Lastly, the title of the book posits that public health activists are “winning” in the battle against Big Soda (although Nestle does note that advocacy has focused predominantly on the Global North). This begs the question: who or what is the battle against? Nestle focuses on the flagship carbonated soft drinks, as well as the biggest actors: the Coca-Cola Company and PepsiCo. While this helps to focus her analysis on the least healthy beverages and the most powerful actors, it raises questions about the contribution of other soft drinks or other beverage companies in obesity. Should sweetened organic milk, unsweetened juice, “craft” sodas or other “better-for-you” beverages equally high in free sugars receive the same scrutiny? Brand diversification is one way that food and beverage companies are responding to obesity and de-risking their businesses. This strategy also helps companies expand into new markets, grow their economic power, and position themselves as “part of the solution” to obesity. Second, while Coca-Cola and PepsiCo dominate the U.S. beverage market, in other parts of the world, they compete with smaller, local companies who also manufacture sugary beverages but lack the political power of Big Soda. To what extent should our focus be on the product versus the producer?

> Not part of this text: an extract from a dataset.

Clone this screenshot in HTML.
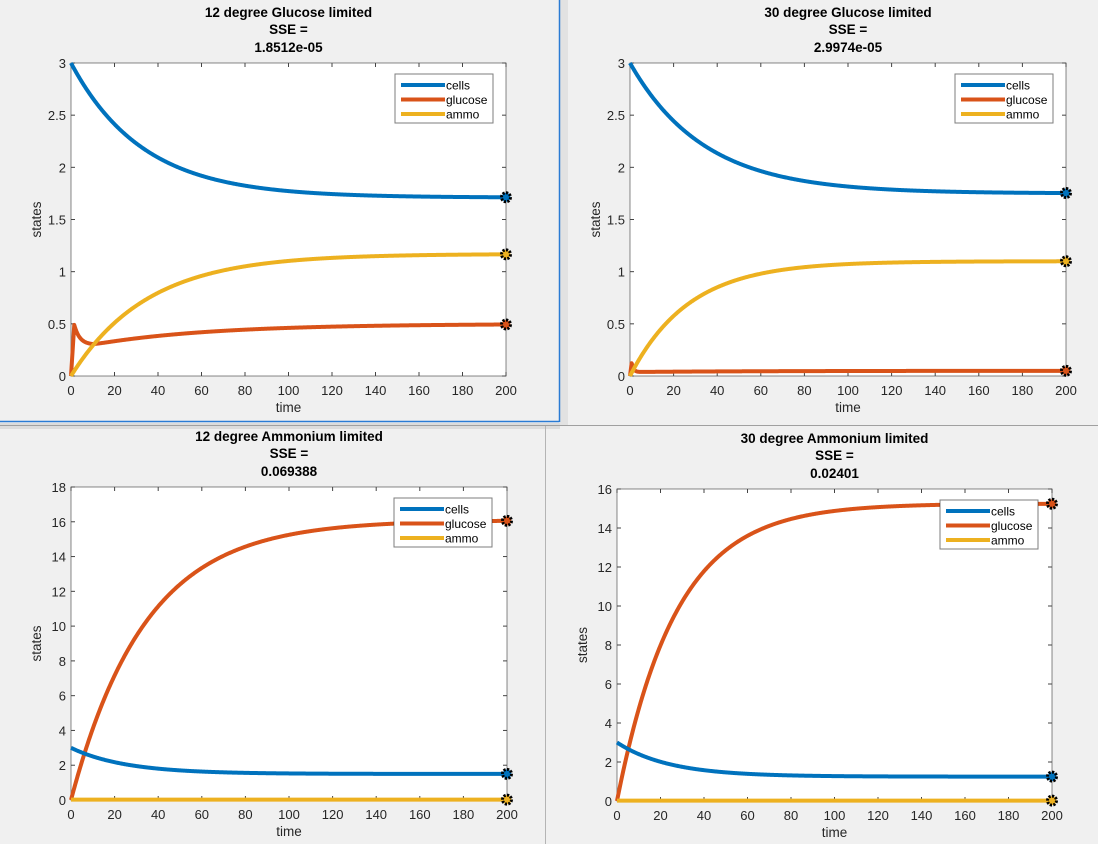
<!DOCTYPE html>
<html><head><meta charset="utf-8"><style>
html,body{margin:0;padding:0;background:#f0f0f0;}
svg{display:block;font-family:"Liberation Sans",sans-serif;}
</style></head><body>
<svg id="s" width="1098" height="844" xmlns="http://www.w3.org/2000/svg">
<rect width="1098" height="844" fill="#f0f0f0"/>
<rect x="560" y="0" width="8" height="425" fill="#e2e2e2"/>
<rect x="0" y="423" width="560" height="6" fill="#dcdcdc"/>
<line x1="0" y1="425.5" x2="1098" y2="425.5" stroke="#a0a0a0"/>
<line x1="545.5" y1="426" x2="545.5" y2="844" stroke="#b4b4b4"/>
<line x1="0" y1="421.5" x2="559.5" y2="421.5" stroke="#2a7bd4" stroke-width="1.5"/>
<line x1="559.5" y1="0" x2="559.5" y2="422" stroke="#2a7bd4" stroke-width="1.5"/>
<g id="g"></g>
</svg>
<script>
const NS="http://www.w3.org/2000/svg";
const g=document.getElementById('g');
function el(t,a,txt){const e=document.createElementNS(NS,t);for(const k in a)e.setAttribute(k,a[k]);if(txt!==undefined)e.textContent=txt;g.appendChild(e);return e;}
const E=Math.exp;
function panel(p){
 const {x0,x1,y0,y1,ymax,ystep,title,sse,curves,leg,fmt}=p;
 const sx=t=>x0+(x1-x0)*t/200, sy=v=>y0-(y0-y1)*v/ymax;
 el('rect',{x:x0,y:y1,width:x1-x0,height:y0-y1,fill:'#fff',stroke:'#262626','stroke-opacity':0.55,'stroke-width':1});
 const cx=(x0+x1)/2;
 el('text',{x:cx,y:y1-46,'text-anchor':'middle','font-size':13.5,'font-weight':'bold',fill:'#000'},title);
 el('text',{x:cx,y:y1-29,'text-anchor':'middle','font-size':13.5,'font-weight':'bold',fill:'#000'},'SSE =');
 el('text',{x:cx,y:y1-11,'text-anchor':'middle','font-size':13.5,'font-weight':'bold',fill:'#000'},sse);
 for(let t=0;t<=200;t+=20){const X=sx(t);
  el('line',{x1:X,y1:y0,x2:X,y2:y0-4,stroke:'#444'});el('line',{x1:X,y1:y1,x2:X,y2:y1+4,stroke:'#444'});
  el('text',{x:X,y:y0+19,'text-anchor':'middle','font-size':13,fill:'#262626'},t);}
 for(let v=0;v<=ymax+1e-9;v+=ystep){const Y=sy(v);
  el('line',{x1:x0,y1:Y,x2:x0+4,y2:Y,stroke:'#444'});el('line',{x1:x1,y1:Y,x2:x1-4,y2:Y,stroke:'#444'});
  el('text',{x:x0-5,y:Y+5,'text-anchor':'end','font-size':13,fill:'#262626'},fmt(v));}
 el('text',{x:cx,y:y0+36,'text-anchor':'middle','font-size':13.5,fill:'#262626'},'time');
 const ly=(y0+y1)/2;
 el('text',{x:x0-30,y:ly,'text-anchor':'middle','font-size':13.5,fill:'#262626',transform:`rotate(-90 ${x0-30} ${ly})`},'states');
 const cols=['#0072bd','#d95319','#edb120'];
 [1,0,2].forEach(i=>{const f=curves[i];let d='';
  for(let t=0;t<=200;t+=0.25){d+=(t?'L':'M')+sx(t).toFixed(2)+' '+sy(f(t)).toFixed(2);}
  el('path',{d,fill:'none',stroke:cols[i],'stroke-width':4,'stroke-linejoin':'round'});});
 curves.forEach((f,i)=>{const X=sx(200),Y=sy(f(200));
  el('circle',{cx:X,cy:Y,r:4.5,fill:cols[i],stroke:'#000','stroke-width':3,'stroke-dasharray':'2.2 1.3'});
  el('circle',{cx:X,cy:Y,r:1.8,fill:cols[i]});});
 const [lx,lyy]=leg;
 el('rect',{x:lx,y:lyy,width:98,height:49,fill:'#fff',stroke:'#262626','stroke-opacity':0.6});
 ['cells','glucose','ammo'].forEach((n,i)=>{const Y=lyy+11+i*14.5;
  el('line',{x1:lx+6,y1:Y,x2:lx+50,y2:Y,stroke:cols[i],'stroke-width':4});
  el('text',{x:lx+51,y:Y+4.5,'font-size':12,fill:'#000'},n);});
}
const f05=v=>(Math.round(v*10)/10).toString();
panel({x0:71,x1:506,y0:376,y1:63,ymax:3,ystep:0.5,fmt:f05,title:'12 degree Glucose limited',sse:'1.8512e-05',leg:[395,74],
 curves:[t=>1.71+1.29*E(-t/33),
  t=>{ if(t<1.5) return 0.49*t/1.5; const base=0.5-0.2*E(-Math.max(t-10,0)/55); const bump=0.19*E(-(t-1.5)/2.5); return (t<10?0.3:base)+bump;},
  t=>1.17*(1-E(-t/35))]});
panel({x0:630,x1:1066,y0:376,y1:63,ymax:3,ystep:0.5,fmt:f05,title:'30 degree Glucose limited',sse:'2.9974e-05',leg:[955,74],
 curves:[t=>1.75+1.25*E(-t/34),
  t=>{ if(t<0.8) return 0.13*t/0.8; return 0.05-0.012*E(-t/60)+0.09*E(-(t-0.8)/0.8);},
  t=>1.1*(1-E(-t/27))]});
const fi=v=>Math.round(v).toString();
panel({x0:71,x1:507,y0:800,y1:487,ymax:18,ystep:2,fmt:fi,title:'12 degree Ammonium limited',sse:'0.069388',leg:[394,498],
 curves:[t=>1.5+1.5*E(-t/25),t=>16.1*(1-E(-t/34)),t=>0.02]});
panel({x0:617,x1:1052,y0:801,y1:489,ymax:16,ystep:2,fmt:fi,title:'30 degree Ammonium limited',sse:'0.02401',leg:[940,500],
 curves:[t=>1.25+1.75*E(-t/24),t=>15.25*(1-E(-t/27)),t=>0.02]});
</script>
</body></html>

Nestle leaves readers with a call to arms: taking on the soft drink industry and contesting its power requires greater scrutiny and understanding of the industry’s business and political strategies. This appeal is relevant to all researchers and activists who seek to challenge the power of large corporations—whether in the interest of health, sustainability, labor conditions, civil liberties, or other issues. Each of the different strategies explored in Soda Politics warrants further scrutiny and provides interested scholars and investigative researchers with ample material for new studies.
 See David Stuckler and Marion Nestle, “Big Food, Food Systems, and Global Health,” PLoS Medicine 9, no. 6 (2012): 1–4.
Jennifer Lacy-Nichols is a PhD candidate at the University of Melbourne researching the response of the Australian soft drink industry to obesity. She is particularly interested in corporate power and corporatology—the study of the political behavior of large TNCs, including Big Food. Her research seeks to understand the political motivations driving the food industry’s response to obesity and bridges food studies, critical public health, and political science.